### MATERIAL PROVIDED
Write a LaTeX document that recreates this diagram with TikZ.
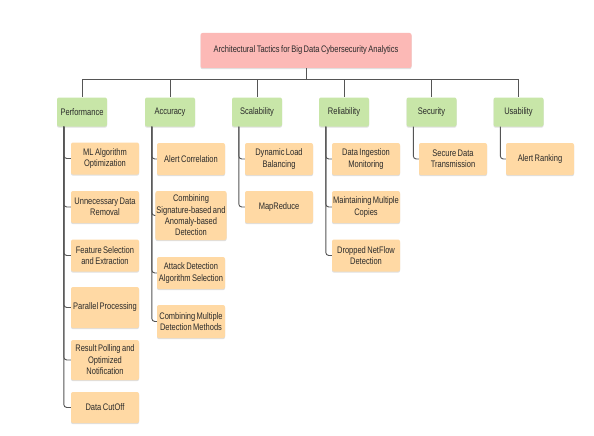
\documentclass[tikz,border=0pt]{standalone}
\usepackage{fontspec}
\setmainfont{Liberation Sans}[FakeStretch=0.79, WordSpace=0.7]
\usetikzlibrary{shadows}
\definecolor{rootfill}{HTML}{FCB9B6}
\definecolor{catfill}{HTML}{C8E6A8}
\definecolor{leaffill}{HTML}{FFD9A4}
\definecolor{linecol}{HTML}{555555}
\definecolor{txtcol}{HTML}{2A2A2A}
\tikzset{
  boxbase/.style={rounded corners=2pt, align=center, inner sep=1pt, text=txtcol,
    font=\fontsize{9.5}{11.4}\selectfont,
    drop shadow={shadow xshift=0pt, shadow yshift=-1.2pt, opacity=0.25, fill=black!50}},
  rootbox/.style={boxbase, fill=rootfill, minimum width=211pt, minimum height=35pt},
  catbox/.style={boxbase, fill=catfill, minimum width=50pt, minimum height=29pt},
  leafbox/.style={boxbase, fill=leaffill, minimum width=68pt, minimum height=32pt},
  conn/.style={draw=linecol, line width=0.9pt},
  leafconn/.style={draw=linecol, line width=0.9pt, rounded corners=3pt}
}
\begin{document}
\begin{tikzpicture}[x=1pt,y=-1pt]
\useasboundingbox[fill=white] (0,0) rectangle (594,436);
\node[rootbox] (root) at (306,50.5) {Architectural Tactics for Big Data Cybersecurity Analytics};
\node[catbox] (perf) at (82,112) {Performance};
\node[catbox] (acc) at (170,112) {Accuracy};
\node[catbox] (scal) at (257,112) {Scalability};
\node[catbox] (rel) at (344,112) {Reliability};
\node[catbox] (sec) at (431.5,112) {Security};
\node[catbox] (usa) at (518.5,112) {Usability};
% Performance
\node[leafbox] (p1) at (105,158.5) {ML Algorithm\\Optimization};
\node[leafbox] (p2) at (105,207) {Unnecessary Data\\Removal};
\node[leafbox] (p3) at (105,255.5) {Feature Selection\\and Extraction};
\node[leafbox, minimum height=41pt] (p4) at (105,307.5) {Parallel Processing};
\node[leafbox, minimum height=40pt] (p5) at (105,360) {Result Polling and\\Optimized\\Notification};
\node[leafbox, minimum height=31pt] (p6) at (105,407.5) {Data CutOff};
% Accuracy
\node[leafbox] (a1) at (191,159) {Alert Correlation};
\node[leafbox, minimum height=49pt] (a2) at (191,215.5) {Combining\\Signature-based and\\Anomaly-based\\Detection};
\node[leafbox] (a3) at (191,273) {Attack Detection\\Algorithm Selection};
\node[leafbox, minimum height=33pt] (a4) at (191,321.5) {Combining Multiple\\Detection Methods};
% Scalability
\node[leafbox] (s1) at (279,159) {Dynamic Load\\Balancing};
\node[leafbox] (s2) at (279,207) {MapReduce};
% Reliability
\node[leafbox] (r1) at (366,159) {Data Ingestion\\Monitoring};
\node[leafbox] (r2) at (366,207) {Maintaining Multiple\\Copies};
\node[leafbox] (r3) at (366,255.5) {Dropped NetFlow\\Detection};
% Security
\node[leafbox] (se1) at (453,159) {Secure Data\\Transmission};
% Usability
\node[leafbox] (u1) at (540,159) {Alert Ranking};
% bus
\coordinate (bus) at (306,79);
\foreach \c in {perf,acc,scal,rel,sec,usa}{
  \draw[conn] (root.south) -- (bus) -| (\c.north);
}
% leaf connectors
\foreach \c/\l in {perf/p1,perf/p2,perf/p3,perf/p4,perf/p5,perf/p6,acc/a1,acc/a2,acc/a3,acc/a4,scal/s1,scal/s2,rel/r1,rel/r2,rel/r3,sec/se1,usa/u1}{
  \draw[leafconn] ([xshift=7pt]\c.south west) |- (\l.west);
}
\end{tikzpicture}
\end{document}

### TASK PROMPT
Copy out the listing exactly as it stands, but not the pictures.

### REPLY TO THE TASK
Write a LaTeX document that recreates this diagram with TikZ.
\documentclass[tikz,border=0pt]{standalone}
\usepackage{fontspec}
\setmainfont{Liberation Sans}[FakeStretch=0.79, WordSpace=0.7]
\usetikzlibrary{shadows}
\definecolor{rootfill}{HTML}{FCB9B6}
\definecolor{catfill}{HTML}{C8E6A8}
\definecolor{leaffill}{HTML}{FFD9A4}
\definecolor{linecol}{HTML}{555555}
\definecolor{txtcol}{HTML}{2A2A2A}
\tikzset{
  boxbase/.style={rounded corners=2pt, align=center, inner sep=1pt, text=txtcol,
    font=\fontsize{9.5}{11.4}\selectfont,
    drop shadow={shadow xshift=0pt, shadow yshift=-1.2pt, opacity=0.25, fill=black!50}},
  rootbox/.style={boxbase, fill=rootfill, minimum width=211pt, minimum height=35pt},
  catbox/.style={boxbase, fill=catfill, minimum width=50pt, minimum height=29pt},
  leafbox/.style={boxbase, fill=leaffill, minimum width=68pt, minimum height=32pt},
  conn/.style={draw=linecol, line width=0.9pt},
  leafconn/.style={draw=linecol, line width=0.9pt, rounded corners=3pt}
}
\begin{document}
\begin{tikzpicture}[x=1pt,y=-1pt]
\useasboundingbox[fill=white] (0,0) rectangle (594,436);
\node[rootbox] (root) at (306,50.5) {Architectural Tactics for Big Data Cybersecurity Analytics};
\node[catbox] (perf) at (82,112) {Performance};
\node[catbox] (acc) at (170,112) {Accuracy};
\node[catbox] (scal) at (257,112) {Scalability};
\node[catbox] (rel) at (344,112) {Reliability};
\node[catbox] (sec) at (431.5,112) {Security};
\node[catbox] (usa) at (518.5,112) {Usability};
% Performance
\node[leafbox] (p1) at (105,158.5) {ML Algorithm\\Optimization};
\node[leafbox] (p2) at (105,207) {Unnecessary Data\\Removal};
\node[leafbox] (p3) at (105,255.5) {Feature Selection\\and Extraction};
\node[leafbox, minimum height=41pt] (p4) at (105,307.5) {Parallel Processing};
\node[leafbox, minimum height=40pt] (p5) at (105,360) {Result Polling and\\Optimized\\Notification};
\node[leafbox, minimum height=31pt] (p6) at (105,407.5) {Data CutOff};
% Accuracy
\node[leafbox] (a1) at (191,159) {Alert Correlation};
\node[leafbox, minimum height=49pt] (a2) at (191,215.5) {Combining\\Signature-based and\\Anomaly-based\\Detection};
\node[leafbox] (a3) at (191,273) {Attack Detection\\Algorithm Selection};
\node[leafbox, minimum height=33pt] (a4) at (191,321.5) {Combining Multiple\\Detection Methods};
% Scalability
\node[leafbox] (s1) at (279,159) {Dynamic Load\\Balancing};
\node[leafbox] (s2) at (279,207) {MapReduce};
% Reliability
\node[leafbox] (r1) at (366,159) {Data Ingestion\\Monitoring};
\node[leafbox] (r2) at (366,207) {Maintaining Multiple\\Copies};
\node[leafbox] (r3) at (366,255.5) {Dropped NetFlow\\Detection};
% Security
\node[leafbox] (se1) at (453,159) {Secure Data\\Transmission};
% Usability
\node[leafbox] (u1) at (540,159) {Alert Ranking};
% bus
\coordinate (bus) at (306,79);
\foreach \c in {perf,acc,scal,rel,sec,usa}{
  \draw[conn] (root.south) -- (bus) -| (\c.north);
}
% leaf connectors
\foreach \c/\l in {perf/p1,perf/p2,perf/p3,perf/p4,perf/p5,perf/p6,acc/a1,acc/a2,acc/a3,acc/a4,scal/s1,scal/s2,rel/r1,rel/r2,rel/r3,sec/se1,usa/u1}{
  \draw[leafconn] ([xshift=7pt]\c.south west) |- (\l.west);
}
\end{tikzpicture}
\end{document}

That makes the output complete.